This is a collection of tricks for handling the offspring your processes fork and related topics.
When using processes instead of threads, you will sooner or later have to
handle signals using Kernel.trap
.4 To be able to integrate this
nicely with the rest of your code that probably blocks in
Cod.select
as much as possible, you can use the self-pipe
trick.
Rather than cover what a self-pipe is again, I refer you to the extensive documentation online. ’cause this is an old trick!
Using cod, it boils down to this:
self_pipe = Cod.pipe.split
# Register a handler for USR1
trap(:USR1) { self_pipe.write.put :USR1 }
Process.kill(:USR1,
Process.pid)
# Do something without worrying about signals
# Here's the advantage of self-pipe: You can
# decide when to listen for signals. Otherwise
# trap is very preemptive.
self_pipe.read.get # => :USR1
Did you notice that a split pipe returns an array that also answers to
#read
and #write
? This is useful for when you cannot
come up with a name for both ends, as in the above example.
All is not butter and honey in the land of forks. As it is the case with every style of programming, there are a number of things to be aware of. This section of the tutorial strives to give you a heads-up to most of them. Please tell me if something is missing.
Ruby buffers output sent to IO streams for a while. So does the operating system. When you fork a new process, the OS buffers get flushed to disk while the Ruby buffers get duplicated into the new process. (Along with the open file descriptor)
Ruby buffers get flushed at other moments, like when you write more output to the IO stream or when a child process exits. And the drama unfolds: Your child processes will write the unflushed Ruby buffers to the open IO stream upon exit. Their master process will write the same buffer to the same stream on its next write. And you’ll end up with duplicated file contents.
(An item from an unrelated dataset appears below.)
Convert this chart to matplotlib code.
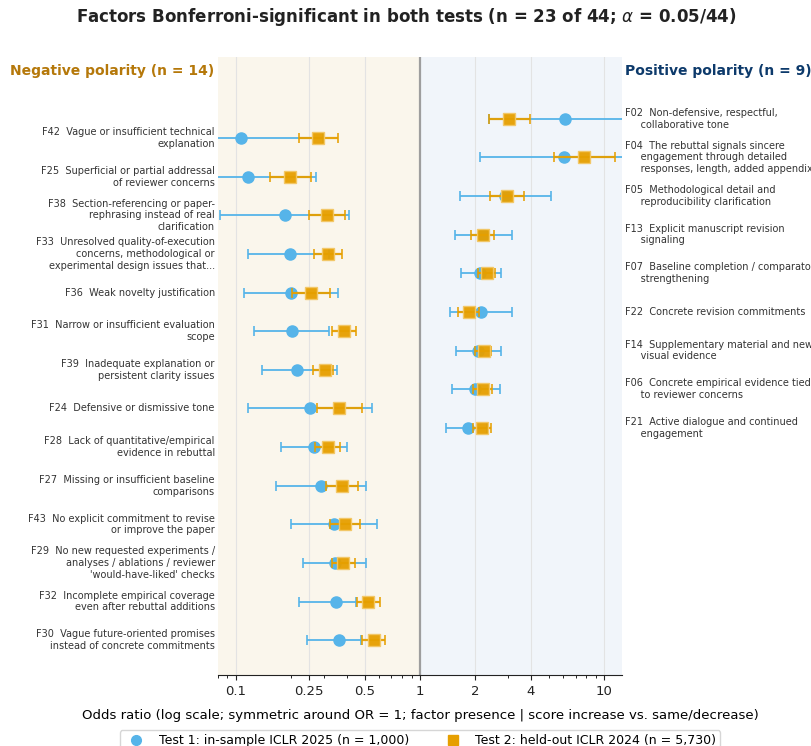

To prevent this from happening: Either flush the streams before you fork
stream.flush
or have them synch to OS buffers immediately on write
stream.sync = true
or even better – don’t let the child inherit the stream in the first place. This can only be achieved by opening the stream after the fork.
While the previous gotcha was more of a Ruby bug, this is a unix problem: When you use signals in your Ruby program, you might mess up C extensions you use. Without signal handling, someone might write the following C code:
size = recv(socket, &buffer, 1024, 0);
assert(size > 0);
// Do something with the data in buffer
But once you register a trap for a signal (man 2 sigaction
),
signals might have to be delivered to your process during the blocking call to
recv
. What your OS will do in this case is really simple and
never happens until you register a sigaction
: It returns from the
recv
call with an exit code of -1. (and an _errno
of
EAGAIN)
You could not care less. This marks the precise spot where that library becomes useless to you, since you’d have to read all the code back and fix all instances where calls are made to the operating system with the wrong set of assumptions. Now you know at least where that assertion fault (or EAGAIN error) all over sudden comes from.
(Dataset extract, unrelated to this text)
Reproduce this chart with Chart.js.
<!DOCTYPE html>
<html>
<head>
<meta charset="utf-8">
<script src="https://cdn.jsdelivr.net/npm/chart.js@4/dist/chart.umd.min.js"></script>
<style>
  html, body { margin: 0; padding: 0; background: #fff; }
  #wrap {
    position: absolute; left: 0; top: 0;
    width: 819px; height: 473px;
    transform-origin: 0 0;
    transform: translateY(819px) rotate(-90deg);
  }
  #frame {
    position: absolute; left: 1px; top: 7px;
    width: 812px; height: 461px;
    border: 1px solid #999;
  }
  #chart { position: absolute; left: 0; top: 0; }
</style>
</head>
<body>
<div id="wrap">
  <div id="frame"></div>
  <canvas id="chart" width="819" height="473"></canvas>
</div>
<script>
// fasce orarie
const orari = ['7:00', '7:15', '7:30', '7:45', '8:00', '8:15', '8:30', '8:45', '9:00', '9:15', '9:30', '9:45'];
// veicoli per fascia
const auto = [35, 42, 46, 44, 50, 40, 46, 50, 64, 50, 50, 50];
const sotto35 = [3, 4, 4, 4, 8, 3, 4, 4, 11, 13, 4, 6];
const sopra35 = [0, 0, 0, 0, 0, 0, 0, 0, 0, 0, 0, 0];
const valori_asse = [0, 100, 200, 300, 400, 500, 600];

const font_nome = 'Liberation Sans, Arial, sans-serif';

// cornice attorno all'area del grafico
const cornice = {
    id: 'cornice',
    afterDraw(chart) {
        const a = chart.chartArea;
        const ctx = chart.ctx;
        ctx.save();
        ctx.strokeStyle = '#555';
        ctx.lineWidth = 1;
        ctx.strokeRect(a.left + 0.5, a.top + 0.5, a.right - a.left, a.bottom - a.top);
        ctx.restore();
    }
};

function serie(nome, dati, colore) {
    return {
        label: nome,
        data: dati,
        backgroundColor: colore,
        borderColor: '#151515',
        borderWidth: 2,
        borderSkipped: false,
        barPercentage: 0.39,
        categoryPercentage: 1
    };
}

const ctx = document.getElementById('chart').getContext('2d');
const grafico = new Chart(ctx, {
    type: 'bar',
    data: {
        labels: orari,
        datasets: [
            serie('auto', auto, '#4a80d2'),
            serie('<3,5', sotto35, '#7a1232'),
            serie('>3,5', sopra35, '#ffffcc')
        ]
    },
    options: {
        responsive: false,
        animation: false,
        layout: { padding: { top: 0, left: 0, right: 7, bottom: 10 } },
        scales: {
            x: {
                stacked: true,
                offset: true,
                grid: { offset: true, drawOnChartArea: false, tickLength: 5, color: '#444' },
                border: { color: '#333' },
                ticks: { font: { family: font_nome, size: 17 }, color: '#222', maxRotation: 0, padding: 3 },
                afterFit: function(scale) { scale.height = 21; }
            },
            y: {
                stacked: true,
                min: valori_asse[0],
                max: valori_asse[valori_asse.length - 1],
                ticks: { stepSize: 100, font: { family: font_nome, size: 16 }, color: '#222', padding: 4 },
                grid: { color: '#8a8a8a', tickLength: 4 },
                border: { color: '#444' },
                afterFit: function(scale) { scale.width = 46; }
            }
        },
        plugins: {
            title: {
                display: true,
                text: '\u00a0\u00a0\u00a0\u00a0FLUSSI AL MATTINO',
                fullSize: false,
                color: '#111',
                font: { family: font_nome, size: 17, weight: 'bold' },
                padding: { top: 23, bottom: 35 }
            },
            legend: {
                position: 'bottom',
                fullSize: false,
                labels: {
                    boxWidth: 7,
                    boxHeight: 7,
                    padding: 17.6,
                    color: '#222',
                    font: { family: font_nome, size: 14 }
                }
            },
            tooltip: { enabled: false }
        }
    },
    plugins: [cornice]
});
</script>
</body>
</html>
Your average Ruby is not copy-on-write friendly. This means that even though right after a fork, you don’t use double the memory you used in that parent process, some time afterwards you will, since the garbage collector Ruby uses will touch all that memory, creating a child copy of it.
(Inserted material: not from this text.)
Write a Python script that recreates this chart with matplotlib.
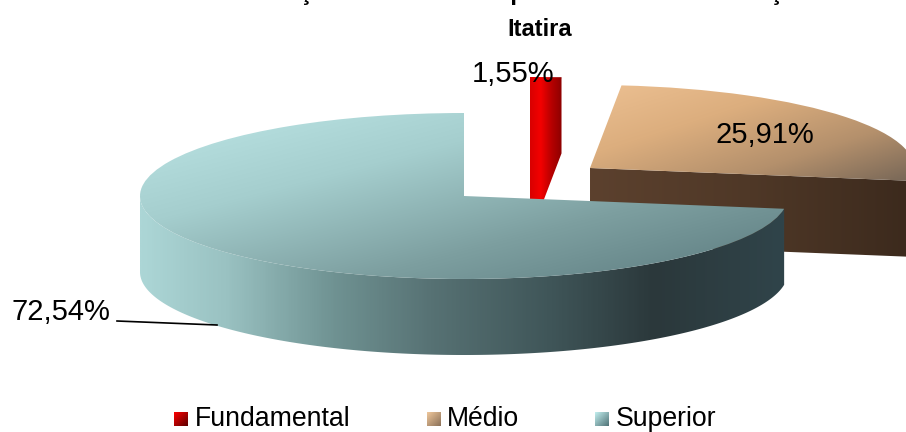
import numpy as np
import matplotlib
matplotlib.use("Agg")
import matplotlib.pyplot as plt
from matplotlib.colors import LinearSegmentedColormap as LSC
from matplotlib.patches import Polygon, Rectangle

plt.rcParams['font.family'] = ['Liberation Sans', 'DejaVu Sans']

categories = ['Fundamental', 'Médio', 'Superior']
values = [1.55, 25.91, 72.54]
value_labels = ['1,55%', '25,91%', '72,54%']
title_cut = 'Distribuição dos docentes por nível de escolarização em'
title_line = 'Itatira'

W, H = 906, 432
RX, RY, DEPTH = 324, 83, 76
S = RX / RY
centers_px = [(530, 160), (590, 168), (464, 196)]
red_cols = ['#d80000', '#f40000', '#b80000', '#8c0000']
top_cols = [red_cols,
            ['#ecc092', '#dcae7e', '#b4906c', '#6f6154'],
            ['#bde6e6', '#a5cece', '#7d9fa0', '#5b7a7e']]
wall_cols = [red_cols,
             ['#5c412e', '#4f3827', '#3c2a1d'],
             [(0, '#acd6d6'), (.13, '#9ac2c2'), (.30, '#6f9292'), (.45, '#577274'),
              (.64, '#3f5558'), (.80, '#2b383b'), (1, '#30444a')]]

def Y(py):
    return (H - py) * S

fig = plt.figure(figsize=(W / 100, H / 100), dpi=100)
ax = fig.add_axes([0, 0, 1, 1])
wedges, _ = ax.pie(values, startangle=90, counterclock=False, radius=RX)
ax.set_aspect('auto')
ax.axis('off')

def grad_fill(patch, cols, extent, diag=False, z=1):
    n = 200
    xx, yy = np.meshgrid(np.linspace(0, 1, n), np.linspace(0, 1, n))
    g = (xx + yy) / 2 if diag else xx
    cm = LSC.from_list('c', cols)
    im = ax.imshow(g, cmap=cm, vmin=0, vmax=1, extent=extent, aspect='auto',
                   origin='upper', zorder=z, interpolation='bilinear')
    im.set_clip_path(patch)

def arc(cx, cy, t1, t2, n=300):
    t = np.radians(np.linspace(t1, t2, n))
    return np.c_[cx + RX * np.cos(t), cy + RX * np.sin(t)]

dz = DEPTH * S
for rank, i in enumerate([1, 0, 2]):
    w = wedges[i]
    cx_px, cy_px = centers_px[i]
    cx, cy = cx_px, Y(cy_px)
    w.set_center((cx, cy))
    w.set_facecolor('none')
    w.set_edgecolor('none')
    base = 2 + rank * 3
    t1, t2 = w.theta1, w.theta2
    if i in (0, 1):
        # radial cut face turned to the viewer
        a = arc(cx, cy, t1, t1, 1)[0]
        # the thin red slice shares one gradient, so its face runs under the top
        inner = [cx, cy + RX * 0.98] if i == 0 else [cx, cy]
        quad = np.array([inner, a, a - [0, dz], [cx, cy - dz]])
        p = Polygon(quad, closed=True, fc='none', ec='none', zorder=base)
        ax.add_patch(p)
        e = (min(cx, a[0]), max(cx, a[0]), cy - RX - dz, cy + RX)
        grad_fill(p, wall_cols[i], e, z=base)
    else:
        # front part of the outer wall
        top = arc(cx, cy, -180, t2)
        quad = np.r_[top, (top - [0, dz])[::-1]]
        p = Polygon(quad, closed=True, fc='none', ec='none', zorder=base)
        ax.add_patch(p)
        grad_fill(p, wall_cols[i], (quad[:, 0].min(), quad[:, 0].max(), cy - RX - dz, cy + RX), z=base)
    if i == 0:
        a = arc(cx, cy, t1, t1, 1)[0]
        ext, diag = (cx, a[0], cy - RX, cy + RX), False
    elif i == 1:
        ext, diag = (cx, cx + RX, cy - 0.25 * RX, cy + RX), True
    else:
        ext, diag = (cx - RX, cx + RX, cy - RX, cy + RX), True
    grad_fill(w, top_cols[i], ext, diag=diag, z=base + 1)
    w.set_zorder(base + 1)

# text
ax.text(202, Y(0), title_cut, ha='left', va='baseline', fontsize=17.4, fontweight='bold', zorder=20)
ax.text(540, Y(29), title_line, ha='center', va='center', fontsize=17, fontweight='bold', zorder=20)
lab_xy = [(513, 74), (765, 135), (61, 312)]
for (x, y), s in zip(lab_xy, value_labels):
    ax.text(x, Y(y), s, ha='center', va='center', fontsize=21, color='#000000', zorder=20)
ax.plot([117, 217], [Y(321), Y(325)], color='black', lw=1.2, zorder=20)

# legend
leg_x = [(174, 195), (427, 447), (595, 616)]
leg_cols = [['#ff0000', '#5a0000'], ['#f0c89c', '#8a7058'], ['#c4f0f0', '#4f7276']]
for (bx, tx), name, cols in zip(leg_x, categories, leg_cols):
    r = Rectangle((bx, Y(426)), 14, 14 * S, fc='none', ec='none', zorder=20)
    ax.add_patch(r)
    grad_fill(r, cols, (bx, bx + 14, Y(426), Y(412)), diag=True, z=20)
    ax.text(tx, Y(419), name, ha='left', va='center', fontsize=19.2, zorder=20)
ax.set_xlim(0, W)
ax.set_ylim(0, H * S)
fig.savefig('out.png', dpi=100)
If you create short-lived processes, this is not a problem. And if you create long-lived server processes – just thought I’d give you the heads-up. Try to google for Ruby and ‘Copy on Write’ – you’ll find prior art.
Some excellent books have been written about Unix. I personally did enjoy reading ‘Advanced Programming in the UNIX environment’ (Stevens, Rago). But hey, who am I to tell you that you should read a book.